Prior to receiving Casgevy, the study participants had experienced a mean of four severe VOCs per year, spending nearly three weeks each year in the hospital due to pain crises.
The study’s main goal was to see if Casgevy could prevent severe VOCs for at least one consecutive year. The data showed that, of the 30 patients who had been followed long enough to be evaluated, 29 or 97% were completely free from severe VOCs in the first year. The exception was a patient who had a history of chronic pain related to sickle cell. However, while the patient was not completely free from pain crises, there were no VOCs that required hospitalization.
Patients who met the study’s main goal remained free of VOCs for a mean period of 22.4 months, or nearly two years.

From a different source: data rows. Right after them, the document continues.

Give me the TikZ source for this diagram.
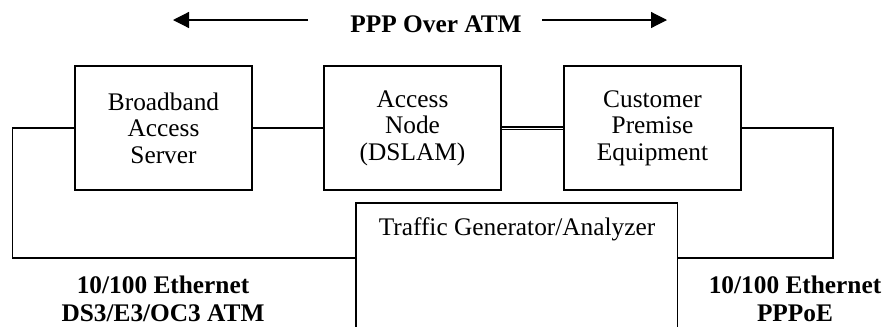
\documentclass[tikz,border=0pt]{standalone}
\usepackage{fontspec}
\setmainfont{Liberation Serif}
\usepackage{tikz}
\usetikzlibrary{arrows.meta}

\tikzset{
  unitbox/.style={draw, line width=0.9pt, minimum width=132.75pt, minimum height=93pt,
    align=center, font=\fontsize{19}{20}\selectfont},
  linklabel/.style={align=center, font=\fontsize{19}{21}\selectfont\bfseries},
  wire/.style={line width=0.9pt},
  pparrow/.style={line width=0.9pt, -{Triangle[length=12pt, width=12pt]}}
}

\begin{document}
\begin{tikzpicture}[x=0.75pt,y=0.75pt,yscale=-1,xscale=1]
        \useasboundingbox (0,0) rectangle (886,326);

        % the three boxes on top
        \node [unitbox] (bas) at (163.5,128) {Broadband\\Access\\Server};
        \node [unitbox] (an) at (412.5,128) {Access\\Node\\(DSLAM)};
        \node [unitbox] (cpe) at (652.5,128) {Customer\\Premise\\Equipment};

        % traffic generator, open at the bottom
        \node [anchor=north west, minimum width=240.75pt, minimum height=92.25pt, inner sep=0pt] (tga) at (356,203) {};
        \draw [wire] (tga.south west) -- (tga.north west) -- (tga.north east) -- (tga.south east);
        \node [font=\fontsize{19}{20}\selectfont] (tgatext) at (517,229) {Traffic Generator/Analyzer};

        % links
        \coordinate (lft) at (12.5,258);
        \coordinate (rgt) at (833,258);
        \draw [wire] (bas.west) -| (lft) -- (lft -| tga.west);
        \draw [wire] (bas.east) -- (an.west);
        \draw [line width=1.5pt, double, double distance=0.6pt] (an.east) -- (cpe.west);
        \draw [wire] (cpe.east) -| (rgt) -- (rgt -| tga.east);

        % top label
        \node [linklabel] (ppp) at (436,24) {PPP Over ATM};
        \coordinate (la) at (308,20);
        \coordinate (lb) at (173,20);
        \coordinate (ra) at (542,20);
        \coordinate (rb) at (667,20);
        \draw [pparrow] (la) -- (lb);
        \draw [pparrow] (ra) -- (rb);

        \node [linklabel] (leftlbl) at (163,299) {10/100 Ethernet\\DS3/E3/OC3 ATM};
        \node [linklabel] (rightlbl) at (795,299) {10/100 Ethernet\\PPPoE};
    \end{tikzpicture}
\end{document}
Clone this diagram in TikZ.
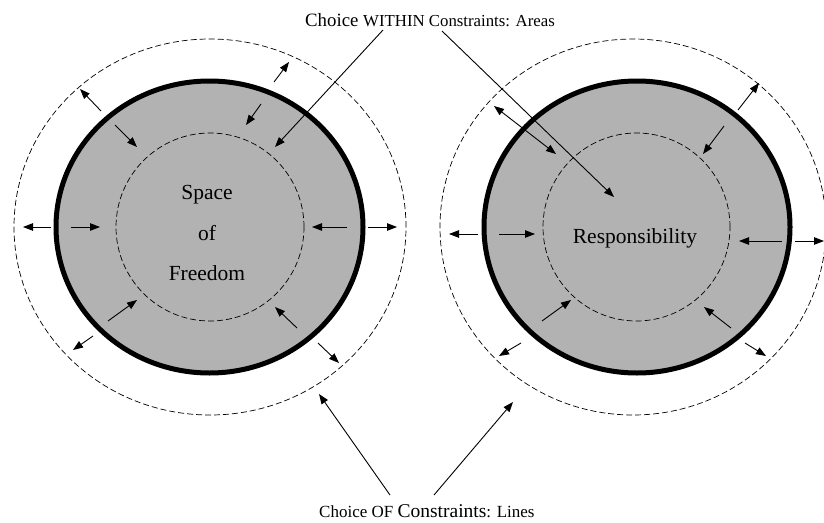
\documentclass[tikz,border=0pt]{standalone}
\usepackage{fontspec}
\setmainfont{Liberation Serif}
\usetikzlibrary{arrows.meta}
\definecolor{fillgray}{RGB}{178,178,178}
\begin{document}
\begin{tikzpicture}[x=1pt,y=-1pt,
  arr/.style={line width=0.9pt,-{Triangle[length=10pt,width=7.5pt]}},
  darr/.style={line width=0.9pt,{Triangle[length=10pt,width=7.5pt]}-{Triangle[length=10pt,width=7.5pt]}},
  dashring/.style={draw,dash pattern=on 6pt off 3pt,line width=0.7pt},
  solidring/.style={draw,fill=fillgray,line width=5pt},
  lbl/.style={inner sep=0pt,font=\fontsize{21.5}{24}\selectfont},
  captext/.style={inner sep=0pt,anchor=base west}
]
\useasboundingbox (0,0) rectangle (824,522);
% left figure
\draw[dashring] (210,227) ellipse [x radius=196pt, y radius=188pt];
\draw[solidring] (209.5,227) ellipse [x radius=153.5pt, y radius=146pt];
\draw[dashring] (210,227) ellipse [x radius=94pt, y radius=94pt];
% right figure
\draw[dashring] (633,227) ellipse [x radius=193pt, y radius=188pt];
\draw[solidring] (637,227) ellipse [x radius=153pt, y radius=146pt];
\draw[dashring] (636.5,227) ellipse [x radius=93.5pt, y radius=94pt];
% texts
\node[lbl] (sp) at (207,195) {Space};
\node[lbl] (of) at (207,233) {of};
\node[lbl] (fr) at (207,273) {Freedom};
\node[lbl] (re) at (635,238) {Responsibility};
\node[captext] (title) at (305,26) {\fontsize{18.8}{20}\selectfont Choice \fontsize{16.8}{20}\selectfont WITHIN Constraints: Areas};
\node[captext] (bottom) at (319,517) {\fontsize{17}{20}\selectfont Choice OF \fontsize{19.5}{20}\selectfont Constraints\fontsize{17}{20}\selectfont : Lines};
% left arrows
\coordinate (l1a) at (51,227);   \coordinate (l1b) at (23,227);
\coordinate (l2a) at (71,227);   \coordinate (l2b) at (100,227);
\coordinate (l3a) at (347,227);  \coordinate (l3b) at (312,227);
\coordinate (l4a) at (368,227);  \coordinate (l4b) at (397,227);
\coordinate (l5a) at (101,111);  \coordinate (l5b) at (80,89);
\coordinate (l6a) at (115,125);  \coordinate (l6b) at (137,147);
\coordinate (l7a) at (274,82);   \coordinate (l7b) at (289,62);
\coordinate (l8a) at (261,104);  \coordinate (l8b) at (246,125);
\coordinate (l9a) at (108,321);  \coordinate (l9b) at (137,300);
\coordinate (l10a) at (93,336);  \coordinate (l10b) at (73,350);
\coordinate (l11a) at (297,328); \coordinate (l11b) at (275,307);
\coordinate (l12a) at (318,343); \coordinate (l12b) at (339,363);
\foreach \i in {1,...,12} {\draw[arr] (l\i a) -- (l\i b);}
% right arrows
\coordinate (r1a) at (478,234);  \coordinate (r1b) at (449,234);
\coordinate (r2a) at (499,234);  \coordinate (r2b) at (535,234);
\coordinate (r3a) at (782,241);  \coordinate (r3b) at (739,241);
\coordinate (r4a) at (795,241);  \coordinate (r4b) at (824,241);
\coordinate (r5a) at (738,110);  \coordinate (r5b) at (759,83);
\coordinate (r6a) at (724,126);  \coordinate (r6b) at (703,154);
\coordinate (r7a) at (542,321);  \coordinate (r7b) at (571,300);
\coordinate (r8a) at (521,343);  \coordinate (r8b) at (499,356);
\coordinate (r9a) at (731,328);  \coordinate (r9b) at (704,307);
\coordinate (r10a) at (745,343); \coordinate (r10b) at (766,356);
\foreach \i in {1,...,10} {\draw[arr] (r\i a) -- (r\i b);}
\coordinate (dA) at (494,106); \coordinate (dB) at (556,154);
\draw[darr] (dA) -- (dB);
% label arrows
\coordinate (t1) at (383,30); \coordinate (t1e) at (275,147);
\coordinate (t2) at (442,31); \coordinate (t2e) at (614,197);
\draw[arr] (t1) -- (t1e);
\draw[arr] (t2) -- (t2e);
\coordinate (b1) at (390,495); \coordinate (b1e) at (319,394);
\coordinate (b2) at (434,495); \coordinate (b2e) at (513,402);
\draw[arr] (b1) -- (b1e);
\draw[arr] (b2) -- (b2e);
\end{tikzpicture}
\end{document}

Moreover, all 30 patients included in the analysis were free from hospitalization due to VOCs for at least one consecutive year, meeting the study’s key secondary goal.
“In this clinical trial, sickle cell patients who were having significant issues with their disease began to see their problems resolve within months and improve their quality of life significantly,” Stephan Grupp, MD, PhD, study co-author at the Children’s Hospital of Philadelphia, said in a press release.
Extension study will follow patients through 2039 for long-term data
Biomarker data from the trial indicated that Casgevy increased HBF levels as expected. Data from patients on measures of pain and quality of life also tended to improve following treatment with Casgevy.
“Patient-reported outcome measures supported clinically meaningful improvements in pain, health and disease status, and general well-being,” the researchers wrote.
All of the patients in the study experienced at least one side effect after receiving Casgevy, and nearly all experienced serious side effects, including inflammation in the mouth (stomatitis), severely decreased appetite, fever, and low blood cell counts. These usually occurred soon after receiving the therapy, and were generally linked to the chemotherapy conditioning regimen, and not to Casgevy itself.
Overall, the researchers said the safety profile of Casgevy was consistent with what would be expected in the context of a conditioning regimen and a bone marrow transplant.
One participant in the study died from COVID-19 a few months after receiving Casgevy. This death was deemed to be unrelated to Casgevy, though investigators said the chemotherapy conditioning regimen likely weakened the patient’s immune system, setting the stage for a severe infection.
An extension study called CLIMB-131 (NCT04208529), slated to continue through 2039, is collecting long-term data on patients who received Casgevy in this study.
“Data from the follow-up studies may provide insight into the proportion of patients who continue to have vaso-occlusive crises after treatment and the long-term safety of the treatment,” the researchers wrote.